RECORDED INFORMATION:
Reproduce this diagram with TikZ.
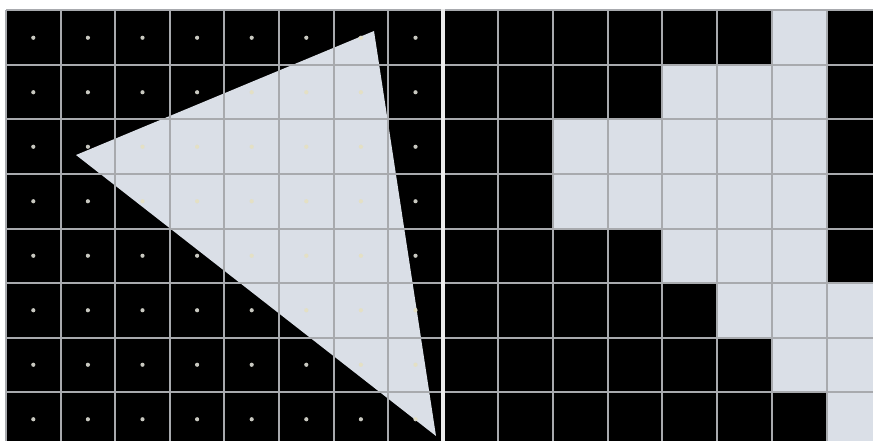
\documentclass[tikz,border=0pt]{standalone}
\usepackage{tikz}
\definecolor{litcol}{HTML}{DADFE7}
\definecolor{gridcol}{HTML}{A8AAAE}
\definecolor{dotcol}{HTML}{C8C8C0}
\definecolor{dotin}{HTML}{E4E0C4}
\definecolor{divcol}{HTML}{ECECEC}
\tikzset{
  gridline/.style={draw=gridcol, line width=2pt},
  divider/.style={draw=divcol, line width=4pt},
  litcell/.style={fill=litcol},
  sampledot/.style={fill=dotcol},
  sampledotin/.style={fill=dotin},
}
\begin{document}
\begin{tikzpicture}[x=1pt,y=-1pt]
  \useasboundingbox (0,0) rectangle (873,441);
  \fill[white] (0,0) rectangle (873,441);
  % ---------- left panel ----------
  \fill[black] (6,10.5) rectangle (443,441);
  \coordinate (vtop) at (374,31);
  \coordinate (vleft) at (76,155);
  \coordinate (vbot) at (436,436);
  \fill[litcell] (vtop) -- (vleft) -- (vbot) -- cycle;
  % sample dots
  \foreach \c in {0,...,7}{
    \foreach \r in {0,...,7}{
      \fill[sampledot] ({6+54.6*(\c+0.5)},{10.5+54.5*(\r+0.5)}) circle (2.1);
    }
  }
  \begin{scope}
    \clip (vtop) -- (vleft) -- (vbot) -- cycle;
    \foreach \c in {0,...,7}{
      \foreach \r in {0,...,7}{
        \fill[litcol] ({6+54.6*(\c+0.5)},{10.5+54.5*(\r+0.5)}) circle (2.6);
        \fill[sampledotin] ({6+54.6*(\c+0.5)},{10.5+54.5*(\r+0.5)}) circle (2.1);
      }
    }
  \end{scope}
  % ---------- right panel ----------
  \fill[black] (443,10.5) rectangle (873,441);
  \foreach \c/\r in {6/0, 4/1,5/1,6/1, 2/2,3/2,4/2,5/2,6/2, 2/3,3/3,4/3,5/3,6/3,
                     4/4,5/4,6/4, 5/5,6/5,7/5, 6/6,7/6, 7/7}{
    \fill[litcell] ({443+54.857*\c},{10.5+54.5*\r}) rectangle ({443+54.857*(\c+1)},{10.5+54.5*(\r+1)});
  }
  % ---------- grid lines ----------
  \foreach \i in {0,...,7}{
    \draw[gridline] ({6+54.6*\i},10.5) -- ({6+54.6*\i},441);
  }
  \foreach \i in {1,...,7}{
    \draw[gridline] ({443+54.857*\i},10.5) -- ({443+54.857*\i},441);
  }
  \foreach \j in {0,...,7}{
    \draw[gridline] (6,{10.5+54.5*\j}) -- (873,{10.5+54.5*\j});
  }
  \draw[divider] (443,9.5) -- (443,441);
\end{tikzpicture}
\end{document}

EXERCISE DIRECTIONS: In the copy, include no pictures; restate the listing above exactly.

OUTPUT BELOW:
Reproduce this diagram with TikZ.
\documentclass[tikz,border=0pt]{standalone}
\usepackage{tikz}
\definecolor{litcol}{HTML}{DADFE7}
\definecolor{gridcol}{HTML}{A8AAAE}
\definecolor{dotcol}{HTML}{C8C8C0}
\definecolor{dotin}{HTML}{E4E0C4}
\definecolor{divcol}{HTML}{ECECEC}
\tikzset{
  gridline/.style={draw=gridcol, line width=2pt},
  divider/.style={draw=divcol, line width=4pt},
  litcell/.style={fill=litcol},
  sampledot/.style={fill=dotcol},
  sampledotin/.style={fill=dotin},
}
\begin{document}
\begin{tikzpicture}[x=1pt,y=-1pt]
  \useasboundingbox (0,0) rectangle (873,441);
  \fill[white] (0,0) rectangle (873,441);
  % ---------- left panel ----------
  \fill[black] (6,10.5) rectangle (443,441);
  \coordinate (vtop) at (374,31);
  \coordinate (vleft) at (76,155);
  \coordinate (vbot) at (436,436);
  \fill[litcell] (vtop) -- (vleft) -- (vbot) -- cycle;
  % sample dots
  \foreach \c in {0,...,7}{
    \foreach \r in {0,...,7}{
      \fill[sampledot] ({6+54.6*(\c+0.5)},{10.5+54.5*(\r+0.5)}) circle (2.1);
    }
  }
  \begin{scope}
    \clip (vtop) -- (vleft) -- (vbot) -- cycle;
    \foreach \c in {0,...,7}{
      \foreach \r in {0,...,7}{
        \fill[litcol] ({6+54.6*(\c+0.5)},{10.5+54.5*(\r+0.5)}) circle (2.6);
        \fill[sampledotin] ({6+54.6*(\c+0.5)},{10.5+54.5*(\r+0.5)}) circle (2.1);
      }
    }
  \end{scope}
  % ---------- right panel ----------
  \fill[black] (443,10.5) rectangle (873,441);
  \foreach \c/\r in {6/0, 4/1,5/1,6/1, 2/2,3/2,4/2,5/2,6/2, 2/3,3/3,4/3,5/3,6/3,
                     4/4,5/4,6/4, 5/5,6/5,7/5, 6/6,7/6, 7/7}{
    \fill[litcell] ({443+54.857*\c},{10.5+54.5*\r}) rectangle ({443+54.857*(\c+1)},{10.5+54.5*(\r+1)});
  }
  % ---------- grid lines ----------
  \foreach \i in {0,...,7}{
    \draw[gridline] ({6+54.6*\i},10.5) -- ({6+54.6*\i},441);
  }
  \foreach \i in {1,...,7}{
    \draw[gridline] ({443+54.857*\i},10.5) -- ({443+54.857*\i},441);
  }
  \foreach \j in {0,...,7}{
    \draw[gridline] (6,{10.5+54.5*\j}) -- (873,{10.5+54.5*\j});
  }
  \draw[divider] (443,9.5) -- (443,441);
\end{tikzpicture}
\end{document}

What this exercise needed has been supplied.